N. Korean Military Seeks Talks With U.S.
North Korea's military proposed Friday holding direct talks with U.S. forces about forging a more permanent peace on the Korean peninsula, an unusual plea amid recent progress on the nuclear standoff between the two countries.
The North's Korean Peoples Army proposed the talks, also to be attended by a U.N. representative, "for the purpose of discussing the issues related to ensuring the peace and security on the Korean peninsula," the chief of the North Korean military's mission at the truce village of Panmunjom said.
"It is easy to miss a chance, but difficult to get it," the North warned in the statement carried by the official Korean Central News Agency.

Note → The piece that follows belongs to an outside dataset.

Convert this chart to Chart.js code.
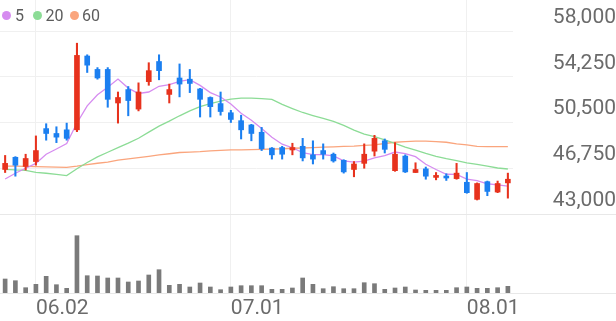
<!DOCTYPE html>
<html>
<head>
<meta charset="utf-8">
<script src="https://cdn.jsdelivr.net/npm/chart.js@4.4.1/dist/chart.umd.min.js"></script>
<style>
  html, body { margin: 0; padding: 0; background: #ffffff; }
  #wrap { position: relative; width: 616px; height: 321px; overflow: hidden; }
  canvas { position: absolute; left: 0; top: 0; }
  .lg { position: absolute; font-family: Roboto, "Noto Sans", sans-serif; font-size: 16px; line-height: 16px; color: #5c5c5c; top: 8px; }
  .dot { position: absolute; width: 9px; height: 9px; border-radius: 50%; top: 10.5px; }
</style>
</head>
<body>
<div id="wrap">
  <canvas id="c" width="616" height="321"></canvas>
  <span class="dot" style="left:2px;background:#d68cf0"></span><span class="lg" style="left:15px">5</span>
  <span class="dot" style="left:33px;background:#8cdc96"></span><span class="lg" style="left:45.5px">20</span>
  <span class="dot" style="left:69.5px;background:#faa57d"></span><span class="lg" style="left:82px">60</span>
</div>
<script>
// ---- data ----
const labels = ['05.28','05.29','05.30','06.02','06.04','06.05','06.09','06.10','06.11','06.12',
  '06.13','06.16','06.17','06.18','06.19','06.20','06.23','06.24','06.25','06.26',
  '06.27','06.30','07.01','07.02','07.03','07.04','07.07','07.08','07.09','07.10',
  '07.11','07.14','07.15','07.16','07.17','07.18','07.21','07.22','07.23','07.24',
  '07.25','07.28','07.29','07.30','07.31','08.01','08.04','08.05','08.06','08.07'];
const dateTicks = ['06.02','07.01','08.01'];
const priceTicks = [43000, 46750, 50500, 54250, 58000];

const opens  = [46650,47650,46900,47300,50000,49600,49900,49900,55950,54850,
  54850,52100,53200,51600,53850,55500,52800,54150,54050,53250,
  52550,52050,51300,50650,50300,49700,48400,48450,48250,48550,
  47850,48200,47900,47400,46650,47150,48150,49000,46550,47750,
  46400,46700,46000,46100,45900,45600,44200,45650,44800,45550];
const highs  = [47800,47700,47900,49400,50400,50150,50450,57000,56050,55000,
  55000,53000,53450,53750,55400,56050,53650,55300,54850,53300,
  52600,53000,51500,51100,50350,50100,48450,48550,48800,49200,
  49000,48750,48000,47450,47300,48750,49450,49150,48850,47850,
  47200,46850,46400,46300,47150,46400,45550,45700,45700,46350];
const lows   = [46400,46100,46600,47000,49050,48850,49050,49750,54600,54050,
  51750,50450,51050,51450,53550,54000,52100,52600,52950,50950,
  50950,51100,50500,49150,49000,48200,47500,47500,47850,47350,
  47100,47500,47250,46350,46050,46750,47750,48000,46500,46400,
  46400,45850,45800,45750,45850,44700,44150,44500,44750,44300];
const closes = [47150,47000,47550,48200,49600,49300,49200,56000,55200,54150,
  52400,52550,52300,53000,54750,54750,53200,53650,53700,52400,
  51800,51400,50750,49900,49600,48350,47850,47900,48450,47600,
  47500,47900,47350,46450,47100,47900,49200,48300,47900,46450,
  46650,46100,46150,45950,46350,44750,45500,44850,45500,45850];
const volumes = [280,246,106,174,334,166,94,1146,346,340,
  300,300,220,240,360,466,154,174,120,200,
  120,66,120,146,146,146,74,74,100,300,
  174,86,126,86,86,206,186,74,100,120,
  60,54,54,54,106,120,94,94,106,134];
const ma5  = [45870,46340,46750,47150,47900,48330,48770,50460,51860,52770,
  53390,54060,53320,52880,53000,53470,53600,53870,54010,53540,
  52950,52590,52010,51250,50690,50000,49290,48720,48430,48030,
  47860,47870,47760,47360,47260,47340,47600,47790,48080,47950,
  47700,47080,46650,46260,46240,45860,45740,45480,45390,45290];
const ma20 = [46660,46610,46580,46420,46340,46250,46150,46710,47220,47680,
  48060,48440,48810,49210,49710,50200,50610,51050,51450,51800,
  52040,52260,52420,52500,52500,52450,52390,51980,51640,51320,
  51070,50840,50590,50260,49880,49540,49340,49070,48780,48480,
  48230,47960,47730,47530,47370,47190,47070,46920,46770,46690];
const ma60 = [46930,46920,46900,46890,46870,46850,46830,46930,47050,47160,
  47260,47410,47520,47620,47730,47840,47940,48040,48080,48120,
  48180,48220,48250,48260,48280,48300,48330,48350,48390,48410,
  48440,48480,48510,48550,48570,48620,48670,48780,48880,48930,
  48970,48980,48940,48880,48750,48660,48550,48520,48520,48520];

// ---- styles ----
const RED = '#e7321d', BLUE = '#1b7ff0';
const candleColors = closes.map((c, i) => c >= opens[i] ? RED : BLUE);
const TXT = '#6b6b6b';
const GRID = '#f0f0f0';
const FONT = { family: 'Roboto, "Noto Sans", sans-serif', size: 21 };

const sepPlugin = {
  id: 'sep',
  beforeDatasetsDraw(chart) {
    const { ctx, chartArea } = chart;
    const y1 = Math.round(chart.scales.y.getPixelForValue(priceTicks[0])) + 0.5;
    const y2 = Math.round(chartArea.bottom) + 0.5;
    ctx.save();
    ctx.strokeStyle = '#e8e8e8';
    ctx.lineWidth = 1;
    ctx.beginPath();
    ctx.moveTo(0, y1); ctx.lineTo(chart.width, y1);
    ctx.moveTo(0, y2); ctx.lineTo(chart.width, y2);
    ctx.stroke();
    ctx.restore();
  }
};

const noPad = (s) => { s.paddingTop = 0; s.paddingBottom = 0; s.paddingLeft = 0; s.paddingRight = 0; };

new Chart(document.getElementById('c'), {
  type: 'bar',
  data: {
    labels: labels,
    datasets: [
      { label: 'vol', data: volumes, yAxisID: 'yv', backgroundColor: '#7a7a7a',
        barThickness: 4, grouped: false, order: 3 },
      { label: 'wick', data: lows.map((l, i) => [l, highs[i]]), yAxisID: 'y',
        backgroundColor: candleColors, barThickness: 1.4, grouped: false, order: 1 },
      { label: 'body', data: opens.map((o, i) => [o, closes[i]]), yAxisID: 'y',
        backgroundColor: candleColors, barThickness: 5, minBarLength: 2, grouped: false, order: 0 },
      { type: 'line', label: '5', data: ma5, yAxisID: 'y', borderColor: '#d68cf0',
        borderWidth: 1.3, pointRadius: 0, tension: 0, order: 2 },
      { type: 'line', label: '20', data: ma20, yAxisID: 'y', borderColor: '#8cdc96',
        borderWidth: 1.3, pointRadius: 0, tension: 0, order: 2 },
      { type: 'line', label: '60', data: ma60, yAxisID: 'y', borderColor: '#faa57d',
        borderWidth: 1.3, pointRadius: 0, tension: 0, order: 2 }
    ]
  },
  options: {
    responsive: false,
    animation: false,
    devicePixelRatio: 1,
    layout: { padding: 0 },
    plugins: { legend: { display: false }, tooltip: { enabled: false } },
    scales: {
      x: {
        type: 'category',
        offset: true,
        border: { display: false },
        grid: { offset: false, color: GRID, drawTicks: false },
        ticks: { align: 'start', autoSkip: false, maxRotation: 0, padding: 3, color: TXT, font: FONT },
        afterBuildTicks: (s) => { s.ticks = s.ticks.filter(t => dateTicks.includes(labels[t.value])); },
        afterFit: (s) => { s.height = 28; noPad(s); }
      },
      y: {
        type: 'linear',
        position: 'right',
        min: 36525,
        max: 60541,
        border: { display: false },
        grid: { color: GRID, drawTicks: false },
        ticks: { crossAlign: 'far', padding: 34, labelOffset: -13.5, color: TXT, font: FONT,
          callback: (v) => Number(v).toLocaleString('en-US') },
        afterBuildTicks: (s) => { s.ticks = priceTicks.map(v => ({ value: v })); },
        afterFit: (s) => { s.width = 103; noPad(s); }
      },
      yv: {
        type: 'linear',
        display: false,
        min: 0,
        max: 5860
      }
    }
  },
  plugins: [sepPlugin]
});
</script>
</body>
</html>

The plea comes amid rising hopes for a peace treaty to replace the 54-year-old Korean War armistice in light of progress on the nuclear issue. The North is expected to soon shut down its sole operating atomic reactor that generates plutonium for bombs in accordance with a February agreement with the U.S. and other regional powers.
Efforts to dismantle the nuclear program gathered pace Friday with the chief U.S. envoy saying he wants the communist country's reactor completely disabled by year's end and U.N. inspectors heading to Pyongyang to supervise the shutdown.
"We'd like to get full declaration (of all nuclear facilities) in a few months and disabling of the reactor by the end of the year," U.S. diplomat Christopher Hill said after arriving in Japan where he was to prepare for next week's talks on the North's disarmament.
Both Hill and the U.N. experts sounded upbeat about the recent flurry of activity, which includes South Korea's shipment of promised fuel oil to the North.
Meanwhile, the IAEA team was scheduled to arrive in Pyongyang on Saturday to arrange the next steps for deactivating the plutonium-producing reactor that has been the linchpin of the communist nation's nuclear weapons program and a longtime concern to its neighbors.

Under agreements to resolve the nuclear issue, the sides also pledged to start discussing a peace regime to replace the armistice that ended the 1953 Korean War. That cease-fire has never been replaced by a peace treaty, leaving the peninsula technically in a state of war.
Officers from the U.S. and North Korea have held general-level meetings since 1953, and lower-ranking officers also regularly consult at Panmunjom over administration of the cease-fire.
The North's latest request was noteworthy because it appeared to go beyond simple administrative talks on the cease-fire, as it noted it was ready to meet at "any place and at any time."
Kim Yong-kyu, a spokesman for the U.S. military in South Korea, said American officers were studying the North's statement.
But indicating that any further progress on detente will be difficult, the North's proposal came at the end of a lengthy statement criticizing Washington for stoking tension on the peninsula through the international standoff over Pyongyang's nuclear weapons program.
The military said that if U.S. pressure persists, implementing recent agreements on the nuclear issue would not be possible.
It added that the North also "will have no option but to exert utmost efforts for further rounding off the means for retaliatory strike strong enough to cope with the U.S. nuclear attack."